DICEY: Our so-called “arresting officer” wasn’t jovial, he wasn’t mean, he wasn’t condescending, and he wasn’t supportive. He reminded me of myself working some of the less interesting jobs I’ve had in life. He seemed to have no personal investment in the situation.
They marched us into a gated yard to be photographed; while we waited in line I realized that we were surrounded by officers—and they were joking, laughing, messing around. It was bizarre; these folks had just committed a massive violation of civil rights on the orders of their superiors, sure to spawn court actions and create headlines well into the future. The weight of the events didn’t seem to affect them.
We began to converse about non-controversial topics with our arresting officer. One of his other arrestees asked him why he was a cop. “Well, I was in the military. Then I finished my service, came home, and now I’m a cop.” I asked him what led him to decide to serve, and he told me that for him it was a choice between going to college, which he didn’t feel ready for, or didn’t want to do, and joining the military. I asked him if it upset him at all that those were his only two choices. He didn’t see it that way. “Even when I was in high school, I was in ROTC. Like, when I was a kid, I’d want to play soldiers.”

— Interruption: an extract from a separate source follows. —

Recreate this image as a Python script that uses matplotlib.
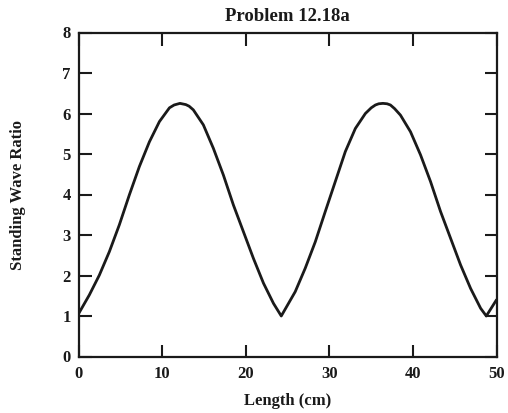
import matplotlib
matplotlib.use("Agg")
import matplotlib.pyplot as plt

# Values
length_cm = [0, 1.25, 2.45, 3.65, 4.84, 6.04, 7.24, 8.44, 9.64, 10.84, 11.4,
             12.1, 12.8, 13.2, 13.7, 14.9, 16.1, 17.3, 18.5, 19.7, 20.9,
             22.1, 23.3, 24.23, 25.9, 27.1, 28.3, 29.5, 30.7, 31.9, 33.1,
             34.3, 35.0, 35.5, 35.9, 36.4, 36.9, 37.3, 37.8, 38.5, 39.7,
             40.9, 42.1, 43.3, 44.5, 45.7, 46.9, 48.1, 48.78, 50]
swr = [1.07, 1.52, 2.01, 2.59, 3.25, 3.99, 4.69, 5.30, 5.80, 6.14, 6.21,
       6.25, 6.22, 6.18, 6.09, 5.72, 5.14, 4.48, 3.74, 3.08, 2.42,
       1.81, 1.31, 1.0, 1.60, 2.18, 2.83, 3.58, 4.32, 5.06, 5.63,
       6.0, 6.14, 6.21, 6.24, 6.25, 6.24, 6.21, 6.12, 5.96, 5.55,
       4.98, 4.32, 3.58, 2.92, 2.26, 1.68, 1.19, 1.0, 1.40]
x_ticks = [0, 10, 20, 30, 40, 50]
y_ticks = [0, 1, 2, 3, 4, 5, 6, 7, 8]

title = "Problem 12.18a"
x_label = "Length (cm)"
y_label = "Standing Wave Ratio"

plt.rcParams['font.family'] = ['Liberation Serif', 'DejaVu Serif']

fig = plt.figure(figsize=(5.08, 4.13), dpi=100)
ax = fig.add_axes([78.9 / 508, (413 - 356.5) / 413,
                   (496.5 - 78.9) / 508, (356.5 - 32.5) / 413])

ax.plot(length_cm, swr, color='#1a1a1a', linewidth=2.0,
        solid_joinstyle='round', solid_capstyle='round')

ax.set_xlim(0, 50)
ax.set_ylim(0, 8)
ax.set_xticks(x_ticks)
ax.set_yticks(y_ticks)

for s in ax.spines.values():
    s.set_linewidth(1.6)
    s.set_color('#1a1a1a')

ax.tick_params(axis='both', which='major', direction='in', length=9, width=1.5,
               top=True, right=True, labelsize=12, colors='#1a1a1a')
ax.tick_params(axis='y', pad=6)
ax.tick_params(axis='x', pad=7)
for lab in ax.get_xticklabels() + ax.get_yticklabels():
    lab.set_fontweight('bold')

ax.set_title(title, fontsize=13.5, fontweight='bold', color='#1a1a1a', pad=8)
ax.set_xlabel(x_label, fontsize=12, fontweight='bold', color='#1a1a1a', labelpad=8)
ax.set_ylabel(y_label, fontsize=12, fontweight='bold', color='#1a1a1a', labelpad=26)

fig.savefig("out.png", dpi=100)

MOLLY: I returned to Broadway to find that barricades had been set up further north; police in full, wide-hipped cop stance guarded the gates. My bike was a lost cause. A friend paid for the cab home, which took three times as long as it would have on a regular night. Streets were jammed up with blue-and-white buses, barricades, frowning men in uniforms. Splintered mobs appeared and receded, shouting and raising their fists as they crossed the streets against traffic. They were going north, east, to Washington Square, to the precinct. My friend and I didn’t say much.
Our cab driver was an older, bespectacled gentleman with a rounded bald head. His English was very broken. He seemed bewildered.
“Excuse me . . . one question?”
“Yes, of course.” My friend leaned forward in her seat.
“What is happening?”
“Occupy Wall Street,” we said. “The protest. The police removed it.”
DICEY: Someone else asked the officer what he thought of Occupy. He said he really didn’t know anything about it, having never seen it and only vaguely aware of it. We tried to explain it to him. He told us we’d be breaking the law by being in the park. We told him that the park rules made our presence legal. Dropping a sanitation order with no notice, while blocking the press, was obviously not a neutral action to do some cleaning and upkeep on your property. “It’s nice to have rights, but if there’s no place in society where you can use them without someone having the power to supersede them, what’s the point?”
He seemed unsure how to answer that, and I tuned back out.
The next afternoon our arresting officer was the one to walk us out, back the way the bus had entered. He stopped at the gates. I shook his hand and thanked him for talking to me. He shook loosely and nodded, clearly bored.